>> Start
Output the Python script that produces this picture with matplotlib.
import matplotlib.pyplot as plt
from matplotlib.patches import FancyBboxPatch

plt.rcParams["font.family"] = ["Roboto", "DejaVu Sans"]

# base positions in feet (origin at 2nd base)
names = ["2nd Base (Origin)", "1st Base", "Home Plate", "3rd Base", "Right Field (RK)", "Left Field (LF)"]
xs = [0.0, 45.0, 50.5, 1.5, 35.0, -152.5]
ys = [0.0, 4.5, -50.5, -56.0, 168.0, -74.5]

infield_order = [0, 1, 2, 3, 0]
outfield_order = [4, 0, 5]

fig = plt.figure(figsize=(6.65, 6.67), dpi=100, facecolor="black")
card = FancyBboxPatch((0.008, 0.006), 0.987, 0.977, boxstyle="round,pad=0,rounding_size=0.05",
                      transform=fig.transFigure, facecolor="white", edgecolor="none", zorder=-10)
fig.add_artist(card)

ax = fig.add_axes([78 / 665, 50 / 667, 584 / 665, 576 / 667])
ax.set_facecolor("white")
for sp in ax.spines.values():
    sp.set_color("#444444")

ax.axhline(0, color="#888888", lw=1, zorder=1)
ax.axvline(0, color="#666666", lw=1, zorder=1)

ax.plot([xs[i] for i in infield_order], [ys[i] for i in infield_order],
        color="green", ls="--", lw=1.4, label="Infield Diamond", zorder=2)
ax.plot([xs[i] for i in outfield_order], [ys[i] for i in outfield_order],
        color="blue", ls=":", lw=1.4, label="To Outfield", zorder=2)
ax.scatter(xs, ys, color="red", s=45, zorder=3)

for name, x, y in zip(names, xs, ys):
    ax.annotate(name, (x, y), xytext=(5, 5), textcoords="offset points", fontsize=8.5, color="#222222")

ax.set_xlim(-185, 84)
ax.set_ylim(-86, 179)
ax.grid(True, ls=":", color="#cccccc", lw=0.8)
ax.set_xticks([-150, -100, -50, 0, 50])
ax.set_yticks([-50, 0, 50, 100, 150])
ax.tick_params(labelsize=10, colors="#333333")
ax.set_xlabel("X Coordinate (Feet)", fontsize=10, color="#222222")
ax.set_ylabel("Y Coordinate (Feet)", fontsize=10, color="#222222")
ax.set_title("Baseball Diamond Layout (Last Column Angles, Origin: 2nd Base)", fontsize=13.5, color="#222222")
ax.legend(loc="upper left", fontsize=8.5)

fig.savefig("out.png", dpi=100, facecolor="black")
>> End
>> Start
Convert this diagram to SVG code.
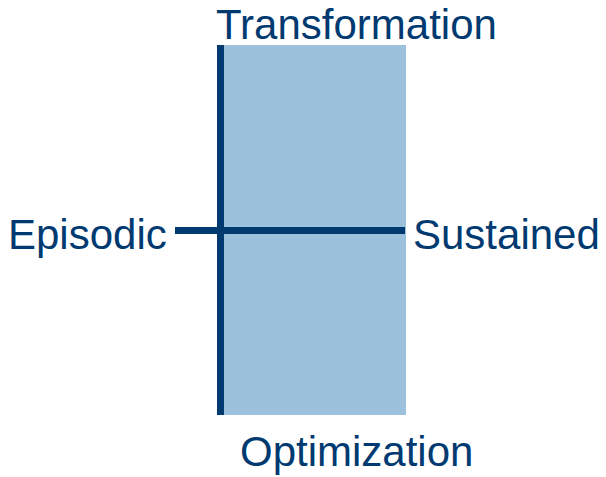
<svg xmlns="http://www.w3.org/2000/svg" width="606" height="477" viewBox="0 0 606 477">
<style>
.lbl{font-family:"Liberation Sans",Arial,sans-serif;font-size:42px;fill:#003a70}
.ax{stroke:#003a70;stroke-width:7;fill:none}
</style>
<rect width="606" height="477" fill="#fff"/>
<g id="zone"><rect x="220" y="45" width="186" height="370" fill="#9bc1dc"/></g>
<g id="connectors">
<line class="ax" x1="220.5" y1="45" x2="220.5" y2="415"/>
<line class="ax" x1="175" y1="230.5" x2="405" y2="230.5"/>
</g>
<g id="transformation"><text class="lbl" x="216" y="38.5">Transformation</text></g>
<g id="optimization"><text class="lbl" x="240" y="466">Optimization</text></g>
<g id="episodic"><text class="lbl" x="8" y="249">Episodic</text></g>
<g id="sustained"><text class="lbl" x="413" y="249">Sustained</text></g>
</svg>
>> End
>> Start
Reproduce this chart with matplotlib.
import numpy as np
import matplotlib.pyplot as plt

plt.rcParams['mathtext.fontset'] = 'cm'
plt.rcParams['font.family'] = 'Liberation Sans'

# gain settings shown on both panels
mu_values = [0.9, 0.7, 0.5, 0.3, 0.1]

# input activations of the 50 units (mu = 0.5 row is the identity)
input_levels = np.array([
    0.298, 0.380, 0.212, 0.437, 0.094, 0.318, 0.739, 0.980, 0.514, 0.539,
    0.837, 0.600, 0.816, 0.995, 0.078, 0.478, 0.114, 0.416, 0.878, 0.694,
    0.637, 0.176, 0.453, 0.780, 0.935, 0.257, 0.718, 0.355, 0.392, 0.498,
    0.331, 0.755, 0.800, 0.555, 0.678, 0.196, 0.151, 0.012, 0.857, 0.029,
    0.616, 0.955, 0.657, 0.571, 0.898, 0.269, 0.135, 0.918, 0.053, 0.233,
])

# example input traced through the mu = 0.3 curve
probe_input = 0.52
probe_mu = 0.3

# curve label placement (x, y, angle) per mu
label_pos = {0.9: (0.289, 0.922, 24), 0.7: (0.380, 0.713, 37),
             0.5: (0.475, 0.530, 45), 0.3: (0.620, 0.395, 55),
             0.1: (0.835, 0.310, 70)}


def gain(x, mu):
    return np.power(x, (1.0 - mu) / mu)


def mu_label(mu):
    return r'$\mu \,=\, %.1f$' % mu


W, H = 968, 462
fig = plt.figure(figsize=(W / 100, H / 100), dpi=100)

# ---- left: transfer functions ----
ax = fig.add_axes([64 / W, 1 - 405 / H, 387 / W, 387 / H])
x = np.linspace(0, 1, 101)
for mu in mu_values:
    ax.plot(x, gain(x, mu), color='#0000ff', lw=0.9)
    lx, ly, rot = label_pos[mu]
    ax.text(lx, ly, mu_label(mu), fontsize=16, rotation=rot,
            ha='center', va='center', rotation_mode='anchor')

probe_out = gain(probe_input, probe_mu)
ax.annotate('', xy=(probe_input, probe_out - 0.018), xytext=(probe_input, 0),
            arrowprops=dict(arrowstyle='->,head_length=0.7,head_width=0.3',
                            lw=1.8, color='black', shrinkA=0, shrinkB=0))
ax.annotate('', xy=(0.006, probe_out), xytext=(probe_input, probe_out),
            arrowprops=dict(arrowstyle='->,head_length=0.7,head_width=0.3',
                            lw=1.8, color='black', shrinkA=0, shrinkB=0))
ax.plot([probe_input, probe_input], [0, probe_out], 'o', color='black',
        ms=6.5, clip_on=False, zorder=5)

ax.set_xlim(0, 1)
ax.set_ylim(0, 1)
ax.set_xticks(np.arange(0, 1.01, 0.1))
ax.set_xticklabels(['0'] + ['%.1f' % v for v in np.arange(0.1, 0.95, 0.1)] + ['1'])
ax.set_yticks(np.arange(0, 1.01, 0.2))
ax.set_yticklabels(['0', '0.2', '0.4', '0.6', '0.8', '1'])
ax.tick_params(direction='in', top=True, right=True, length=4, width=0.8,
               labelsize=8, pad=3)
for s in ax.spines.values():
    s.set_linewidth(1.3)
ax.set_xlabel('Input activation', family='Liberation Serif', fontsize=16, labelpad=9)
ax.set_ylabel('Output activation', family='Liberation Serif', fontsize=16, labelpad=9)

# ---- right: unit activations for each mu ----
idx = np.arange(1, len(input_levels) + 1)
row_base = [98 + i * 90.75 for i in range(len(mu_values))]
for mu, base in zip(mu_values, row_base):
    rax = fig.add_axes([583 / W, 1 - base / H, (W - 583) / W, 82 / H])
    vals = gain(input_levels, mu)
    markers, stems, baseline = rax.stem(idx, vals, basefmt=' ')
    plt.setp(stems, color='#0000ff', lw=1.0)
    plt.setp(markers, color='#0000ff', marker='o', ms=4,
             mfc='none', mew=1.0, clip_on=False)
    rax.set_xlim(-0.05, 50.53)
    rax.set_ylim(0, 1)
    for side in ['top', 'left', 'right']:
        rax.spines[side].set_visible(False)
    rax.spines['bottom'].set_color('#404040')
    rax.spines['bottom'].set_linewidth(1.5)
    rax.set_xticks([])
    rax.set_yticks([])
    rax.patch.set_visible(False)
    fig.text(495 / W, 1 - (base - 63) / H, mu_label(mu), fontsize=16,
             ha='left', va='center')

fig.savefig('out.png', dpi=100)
>> End
▶ **Exercise task**
Repeat exactly the lines running from the one with "Output the Python" through the one with "outfield_order = [4, 0, 5]", both included.

▶ **Result below**
Output the Python script that produces this picture with matplotlib.
import matplotlib.pyplot as plt
from matplotlib.patches import FancyBboxPatch

plt.rcParams["font.family"] = ["Roboto", "DejaVu Sans"]

# base positions in feet (origin at 2nd base)
names = ["2nd Base (Origin)", "1st Base", "Home Plate", "3rd Base", "Right Field (RK)", "Left Field (LF)"]
xs = [0.0, 45.0, 50.5, 1.5, 35.0, -152.5]
ys = [0.0, 4.5, -50.5, -56.0, 168.0, -74.5]

infield_order = [0, 1, 2, 3, 0]
outfield_order = [4, 0, 5]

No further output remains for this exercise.